Search the material for "this" and show all lines that contain it.
______
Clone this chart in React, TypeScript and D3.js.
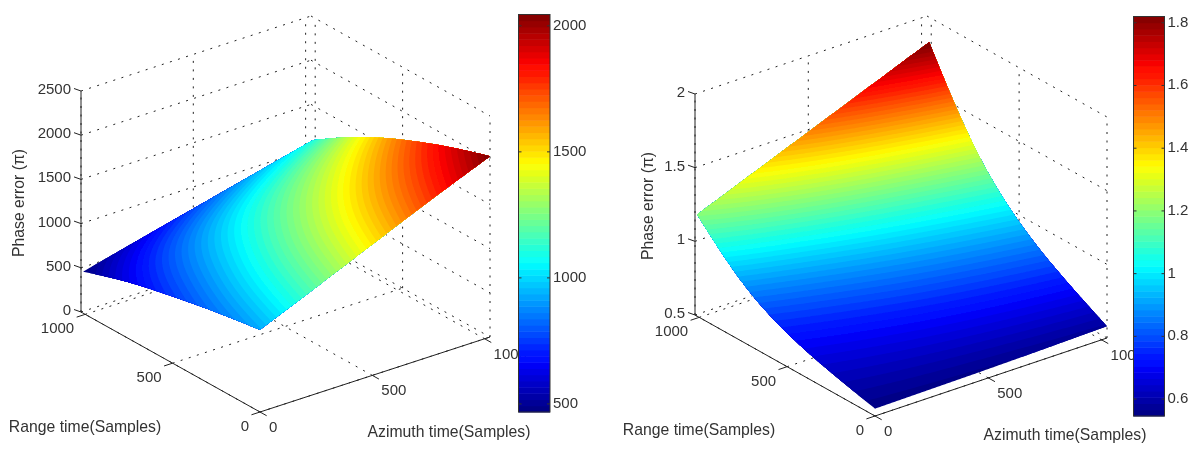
import * as d3 from "d3";

// sample positions the surface values were read at
const azimuthSamples = [0, 256, 512, 768, 1024];
const rangeSamples = [0, 253, 506, 759, 1012];

// rows follow rangeSamples, columns follow azimuthSamples
const leftSurface = [
  [930, 1210, 1495, 1780, 2045],
  [855, 1125, 1385, 1640, 1885],
  [753, 1005, 1240, 1455, 1680],
  [642, 870, 1060, 1240, 1440],
  [470, 630, 790, 950, 1110],
];
const rightSurface = [
  [0.55, 0.555, 0.56, 0.57, 0.58],
  [0.625, 0.65, 0.68, 0.71, 0.74],
  [0.72, 0.77, 0.83, 0.885, 0.94],
  [0.88, 0.97, 1.07, 1.16, 1.26],
  [1.19, 1.35, 1.51, 1.67, 1.83],
];

const azimuthTicks = [0, 500, 1000];
const rangeTicks = [0, 500, 1000];
const leftZTicks = [0, 500, 1000, 1500, 2000, 2500];
const rightZTicks = [0.5, 1, 1.5, 2];
const leftBarTicks = [500, 1000, 1500, 2000];
const rightBarTicks = [0.6, 0.8, 1, 1.2, 1.4, 1.6, 1.8];

const AXIS_MAX = 1024;
const LEVELS = 64;
const GRID = 140;
const FONT = "'Liberation Sans', Arial, sans-serif";
const TEXT = "#333";

// Matlab jet(64)
const jet = d3.range(LEVELS).map((i) => {
  const t = (i + 0.5) / LEVELS;
  const ch = (v: number) => Math.round(255 * Math.max(0, Math.min(1, v)));
  const r = ch(Math.min(4 * t - 1.5, -4 * t + 4.5));
  const g = ch(Math.min(4 * t - 0.5, -4 * t + 3.5));
  const b = ch(Math.min(4 * t + 0.5, -4 * t + 2.5));
  return `rgb(${r},${g},${b})`;
});

interface PanelProps {
  surface: number[][];
  zDomain: [number, number];
  zTicks: number[];
  barDomain: [number, number];
  barTicks: number[];
  origin: [number, number];
  azVec: [number, number];
  rangeVec: [number, number];
  zHeight: number;
  bar: { x: number; width: number; top: number; bottom: number };
  labels: {
    range: [number, number];
    azimuth: [number, number];
    phase: [number, number];
  };
}

function Panel({
  surface,
  zDomain,
  zTicks,
  barDomain,
  barTicks,
  origin,
  azVec,
  rangeVec,
  zHeight,
  bar,
  labels,
}: PanelProps) {
  const azX = d3.scaleLinear().domain([0, AXIS_MAX]).range([0, azVec[0]]);
  const azY = d3.scaleLinear().domain([0, AXIS_MAX]).range([0, azVec[1]]);
  const rX = d3.scaleLinear().domain([0, AXIS_MAX]).range([0, rangeVec[0]]);
  const rY = d3.scaleLinear().domain([0, AXIS_MAX]).range([0, rangeVec[1]]);
  const zY = d3.scaleLinear().domain(zDomain).range([0, -zHeight]);

  const project = (az: number, r: number, z: number): [number, number] => [
    origin[0] + azX(az) + rX(r),
    origin[1] + azY(az) + rY(r) + zY(z),
  ];

  const azEnd = azimuthSamples[azimuthSamples.length - 1];
  const rEnd = rangeSamples[rangeSamples.length - 1];

  // surface height between the read values
  const columns = azimuthSamples.map((_, c) =>
    d3.interpolateBasis(surface.map((row) => row[c]))
  );
  const heightAt = (az: number, r: number) => {
    const tr = r / rEnd;
    return d3.interpolateBasis(columns.map((f) => f(tr)))(az / azEnd);
  };

  const values: number[] = [];
  for (let j = 0; j < GRID; j++) {
    for (let i = 0; i < GRID; i++) {
      values.push(heightAt((i / (GRID - 1)) * azEnd, (j / (GRID - 1)) * rEnd));
    }
  }

  const levelWidth = (barDomain[1] - barDomain[0]) / LEVELS;
  const thresholds = d3.range(LEVELS).map((i) => barDomain[0] + i * levelWidth);
  thresholds[0] = (d3.min(values) as number) - 1;

  const contours = d3.contours().size([GRID, GRID]).thresholds(thresholds)(values);
  const toPath = d3.line();
  const gridT = (v: number) => Math.max(0, Math.min(1, (v - 0.5) / (GRID - 1)));
  const bands = contours.map((c) =>
    c.coordinates
      .flatMap((poly) =>
        poly.map((ring) => {
          const pts = ring.map(([x, y]) => {
            const az = gridT(x) * azEnd;
            const r = gridT(y) * rEnd;
            return project(az, r, heightAt(az, r));
          });
          return toPath(pts) + "Z";
        })
      )
      .join("")
  );

  const [zMin, zMax] = zDomain;
  const gridLines: [number, number, number, number, number, number][] = [];
  azimuthTicks.forEach((a) => {
    gridLines.push([a, 0, zMin, a, AXIS_MAX, zMin]);
    gridLines.push([a, AXIS_MAX, zMin, a, AXIS_MAX, zMax]);
  });
  rangeTicks.forEach((r) => {
    gridLines.push([0, r, zMin, AXIS_MAX, r, zMin]);
    gridLines.push([AXIS_MAX, r, zMin, AXIS_MAX, r, zMax]);
  });
  zTicks.forEach((z) => {
    gridLines.push([0, AXIS_MAX, z, AXIS_MAX, AXIS_MAX, z]);
    gridLines.push([AXIS_MAX, AXIS_MAX, z, AXIS_MAX, 0, z]);
  });

  const axisLines: [number, number, number, number, number, number][] = [
    [0, AXIS_MAX, zMin, 0, AXIS_MAX, zMax],
    [0, 0, zMin, 0, AXIS_MAX, zMin],
    [0, 0, zMin, AXIS_MAX, 0, zMin],
  ];

  const barY = d3.scaleLinear().domain(barDomain).range([bar.bottom, bar.top]);

  return (
    <g fontFamily={FONT} fontSize={15} fill={TEXT}>
      <g stroke="#222" strokeWidth={1} strokeDasharray="2 6.5" fill="none">
        {gridLines.map((l, i) => {
          const a = project(l[0], l[1], l[2]);
          const b = project(l[3], l[4], l[5]);
          return <line key={i} x1={a[0]} y1={a[1]} x2={b[0]} y2={b[1]} />;
        })}
      </g>

      {bands.map((d, i) => (
        <path key={i} d={d} fill={jet[i]} fillRule="evenodd" />
      ))}

      <g stroke="#222" strokeWidth={1}>
        {axisLines.map((l, i) => {
          const a = project(l[0], l[1], l[2]);
          const b = project(l[3], l[4], l[5]);
          return <line key={i} x1={a[0]} y1={a[1]} x2={b[0]} y2={b[1]} />;
        })}
        {zTicks.map((z) => {
          const a = project(0, AXIS_MAX, z);
          return <line key={z} x1={a[0]} y1={a[1]} x2={a[0] - 7} y2={a[1] - 2.5} />;
        })}
        {rangeTicks.map((r) => {
          const a = project(0, r, zMin);
          const b = project(-38, r, zMin);
          return <line key={r} x1={a[0]} y1={a[1]} x2={b[0]} y2={b[1]} />;
        })}
        {azimuthTicks.map((t) => {
          const a = project(t, 0, zMin);
          const b = project(t, -38, zMin);
          return <line key={t} x1={a[0]} y1={a[1]} x2={b[0]} y2={b[1]} />;
        })}
      </g>

      {/* tick labels */}
      {zTicks.map((z) => {
        const a = project(0, AXIS_MAX, z);
        return (
          <text key={z} x={a[0] - 10} y={a[1] + 3} textAnchor="end">
            {z}
          </text>
        );
      })}
      {rangeTicks.map((r) => {
        const a = project(0, r, zMin);
        return (
          <text key={r} x={a[0] - 11} y={a[1] + 19} textAnchor="end">
            {r}
          </text>
        );
      })}
      {azimuthTicks.map((t) => {
        const a = project(t, 0, zMin);
        return (
          <text key={t} x={a[0] + 9} y={a[1] + 20}>
            {t}
          </text>
        );
      })}

      <g fontSize={15.75}>
        <text x={labels.range[0]} y={labels.range[1]} textAnchor="middle" dominantBaseline="middle">
          Range time(Samples)
        </text>
        <text x={labels.azimuth[0]} y={labels.azimuth[1]} textAnchor="middle" dominantBaseline="middle">
          Azimuth time(Samples)
        </text>
        <text
          transform={`translate(${labels.phase[0]},${labels.phase[1]}) rotate(-90)`}
          textAnchor="middle"
          dominantBaseline="middle"
        >
          Phase error (π)
        </text>
      </g>

      {/* colorbar */}
      {jet.map((c, i) => {
        const y1 = barY(barDomain[0] + (i + 1) * levelWidth);
        const y0 = barY(barDomain[0] + i * levelWidth);
        return <rect key={i} x={bar.x} y={y1} width={bar.width} height={y0 - y1 + 0.5} fill={c} />;
      })}
      <rect
        x={bar.x}
        y={bar.top}
        width={bar.width}
        height={bar.bottom - bar.top}
        fill="none"
        stroke="#333"
        strokeWidth={1}
      />
      {barTicks.map((t) => (
        <g key={t}>
          <line x1={bar.x} x2={bar.x + 3} y1={barY(t)} y2={barY(t)} stroke="#333" />
          <line x1={bar.x + bar.width - 3} x2={bar.x + bar.width} y1={barY(t)} y2={barY(t)} stroke="#333" />
          <text x={bar.x + bar.width + 3} y={barY(t)} dominantBaseline="middle">
            {t}
          </text>
        </g>
      ))}
    </g>
  );
}

export default function App() {
  return (
    <svg
      width={1200}
      height={462}
      style={{ position: "absolute", left: 0, top: 0, background: "#fff" }}
    >
      <defs>
        {/* the reference is a soft, rescaled jpeg */}
        <filter id="soft" x="0" y="0" width="100%" height="100%">
          <feGaussianBlur stdDeviation={0.4} />
        </filter>
      </defs>
      <g filter="url(#soft)">
        <rect width={1200} height={462} fill="#fff" />
        <Panel
          surface={leftSurface}
          zDomain={[0, 2500]}
          zTicks={leftZTicks}
          barDomain={[468, 2045]}
          barTicks={leftBarTicks}
          origin={[260, 412]}
          azVec={[230, -75]}
          rangeVec={[-179, -100]}
          zHeight={221}
          bar={{ x: 518.5, width: 31.5, top: 14.5, bottom: 412 }}
          labels={{ range: [85, 428], azimuth: [449, 433], phase: [20, 203] }}
        />
        <Panel
          surface={rightSurface}
          zDomain={[0.5, 2]}
          zTicks={rightZTicks}
          barDomain={[0.546, 1.82]}
          barTicks={rightBarTicks}
          origin={[875, 416]}
          azVec={[232, -78]}
          rangeVec={[-180, -101]}
          zHeight={221}
          bar={{ x: 1133.5, width: 31, top: 16.5, bottom: 416 }}
          labels={{ range: [699, 431], azimuth: [1065, 436], phase: [649, 206] }}
        />
      </g>
    </svg>
  );
}
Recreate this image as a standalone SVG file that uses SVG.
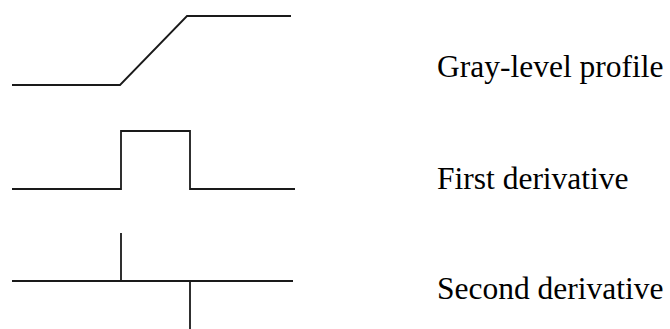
______
— Final result —
Clone this chart in React, TypeScript and D3.js.
Recreate this image as a standalone SVG file that uses SVG.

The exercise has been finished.